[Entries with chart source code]
==========
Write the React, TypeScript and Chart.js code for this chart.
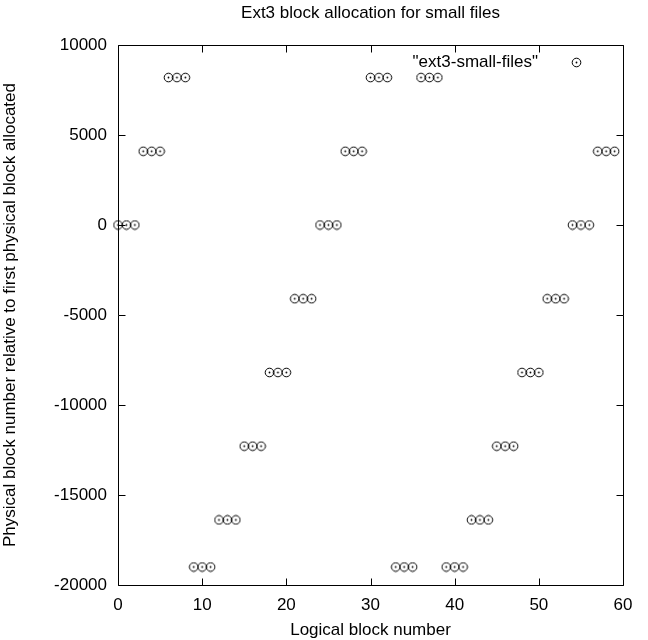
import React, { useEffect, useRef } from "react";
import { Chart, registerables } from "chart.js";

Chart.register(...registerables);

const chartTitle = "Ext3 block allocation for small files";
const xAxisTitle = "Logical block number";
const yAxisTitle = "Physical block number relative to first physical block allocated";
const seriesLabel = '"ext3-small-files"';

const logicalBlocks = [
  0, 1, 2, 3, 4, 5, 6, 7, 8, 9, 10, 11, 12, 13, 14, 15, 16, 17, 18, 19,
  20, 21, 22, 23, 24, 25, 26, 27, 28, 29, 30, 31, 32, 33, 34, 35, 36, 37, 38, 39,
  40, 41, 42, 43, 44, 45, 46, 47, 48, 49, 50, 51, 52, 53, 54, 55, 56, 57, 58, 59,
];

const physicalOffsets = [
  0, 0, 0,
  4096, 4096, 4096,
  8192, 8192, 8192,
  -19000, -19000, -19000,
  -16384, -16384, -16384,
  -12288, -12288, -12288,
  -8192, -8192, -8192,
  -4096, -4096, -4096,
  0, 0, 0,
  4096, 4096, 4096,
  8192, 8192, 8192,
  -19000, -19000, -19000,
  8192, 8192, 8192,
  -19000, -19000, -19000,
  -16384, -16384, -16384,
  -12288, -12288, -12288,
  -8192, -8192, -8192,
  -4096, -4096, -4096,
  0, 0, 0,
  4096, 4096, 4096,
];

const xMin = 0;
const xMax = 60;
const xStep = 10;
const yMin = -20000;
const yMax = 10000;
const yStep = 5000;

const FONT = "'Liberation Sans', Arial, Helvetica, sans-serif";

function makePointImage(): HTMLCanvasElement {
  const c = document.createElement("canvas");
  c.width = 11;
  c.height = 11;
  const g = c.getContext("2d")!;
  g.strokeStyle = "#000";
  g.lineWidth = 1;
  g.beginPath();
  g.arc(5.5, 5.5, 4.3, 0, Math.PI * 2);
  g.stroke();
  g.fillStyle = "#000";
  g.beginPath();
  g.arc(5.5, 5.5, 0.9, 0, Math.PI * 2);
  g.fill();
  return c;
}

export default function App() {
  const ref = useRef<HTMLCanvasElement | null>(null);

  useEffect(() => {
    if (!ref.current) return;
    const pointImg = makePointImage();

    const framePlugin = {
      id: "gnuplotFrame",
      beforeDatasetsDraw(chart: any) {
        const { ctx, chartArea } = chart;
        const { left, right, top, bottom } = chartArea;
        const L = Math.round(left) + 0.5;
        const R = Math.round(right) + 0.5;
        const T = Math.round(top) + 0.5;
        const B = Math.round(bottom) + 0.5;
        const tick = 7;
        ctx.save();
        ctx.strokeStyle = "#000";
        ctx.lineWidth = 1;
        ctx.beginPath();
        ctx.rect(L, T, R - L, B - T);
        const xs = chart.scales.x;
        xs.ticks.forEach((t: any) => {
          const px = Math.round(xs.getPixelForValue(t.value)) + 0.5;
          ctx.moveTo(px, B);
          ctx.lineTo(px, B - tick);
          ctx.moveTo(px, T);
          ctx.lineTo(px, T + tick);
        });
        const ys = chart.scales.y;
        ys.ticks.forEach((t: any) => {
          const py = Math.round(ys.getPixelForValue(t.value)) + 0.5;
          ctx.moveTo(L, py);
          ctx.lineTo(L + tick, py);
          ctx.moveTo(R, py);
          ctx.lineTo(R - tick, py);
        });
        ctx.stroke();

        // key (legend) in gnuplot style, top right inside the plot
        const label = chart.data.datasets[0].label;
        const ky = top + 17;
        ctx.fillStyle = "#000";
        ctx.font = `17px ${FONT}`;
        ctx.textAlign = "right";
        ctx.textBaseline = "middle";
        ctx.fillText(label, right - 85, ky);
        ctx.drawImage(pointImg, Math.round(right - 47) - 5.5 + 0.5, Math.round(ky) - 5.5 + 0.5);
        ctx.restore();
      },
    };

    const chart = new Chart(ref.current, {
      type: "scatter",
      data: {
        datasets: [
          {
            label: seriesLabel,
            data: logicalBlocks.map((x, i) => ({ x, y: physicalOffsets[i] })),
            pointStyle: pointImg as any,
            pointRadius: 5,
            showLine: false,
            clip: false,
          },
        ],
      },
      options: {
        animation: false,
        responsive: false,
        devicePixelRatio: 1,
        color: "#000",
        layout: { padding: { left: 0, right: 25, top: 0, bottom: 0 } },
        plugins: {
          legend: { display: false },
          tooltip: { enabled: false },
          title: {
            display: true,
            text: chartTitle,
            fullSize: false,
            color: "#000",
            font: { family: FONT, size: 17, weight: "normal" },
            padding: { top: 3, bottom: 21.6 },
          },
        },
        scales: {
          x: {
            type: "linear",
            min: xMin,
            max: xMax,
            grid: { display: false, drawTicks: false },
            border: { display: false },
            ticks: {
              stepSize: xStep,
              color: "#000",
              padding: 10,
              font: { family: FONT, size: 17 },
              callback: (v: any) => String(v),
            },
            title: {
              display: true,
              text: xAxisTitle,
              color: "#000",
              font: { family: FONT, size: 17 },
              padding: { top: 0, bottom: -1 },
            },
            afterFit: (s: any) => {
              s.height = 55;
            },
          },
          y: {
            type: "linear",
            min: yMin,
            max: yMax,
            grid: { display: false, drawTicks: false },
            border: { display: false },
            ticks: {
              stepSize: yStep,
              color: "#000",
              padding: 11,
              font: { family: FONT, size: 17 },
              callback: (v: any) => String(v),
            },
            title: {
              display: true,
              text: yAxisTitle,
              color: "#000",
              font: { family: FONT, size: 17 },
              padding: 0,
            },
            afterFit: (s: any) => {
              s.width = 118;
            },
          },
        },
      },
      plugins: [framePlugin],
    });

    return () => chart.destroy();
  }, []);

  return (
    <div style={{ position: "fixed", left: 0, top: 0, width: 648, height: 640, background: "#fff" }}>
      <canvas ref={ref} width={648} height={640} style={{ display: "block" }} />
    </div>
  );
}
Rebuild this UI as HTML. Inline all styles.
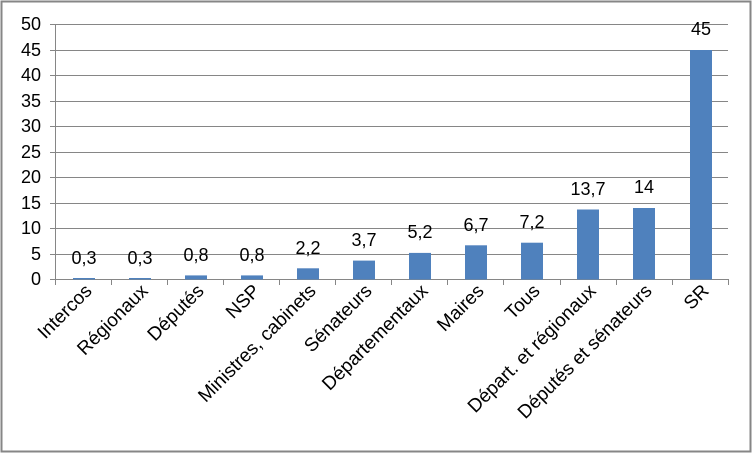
==========
• EXERCISE INSTRUCTIONS: Transcribe exactly, with no pictures, the lines running from the first line of the material through the line holding "Chart.register(...registerables);".

• THE COMPLETED TASK:
Write the React, TypeScript and Chart.js code for this chart.
import React, { useEffect, useRef } from "react";
import { Chart, registerables } from "chart.js";

Chart.register(...registerables);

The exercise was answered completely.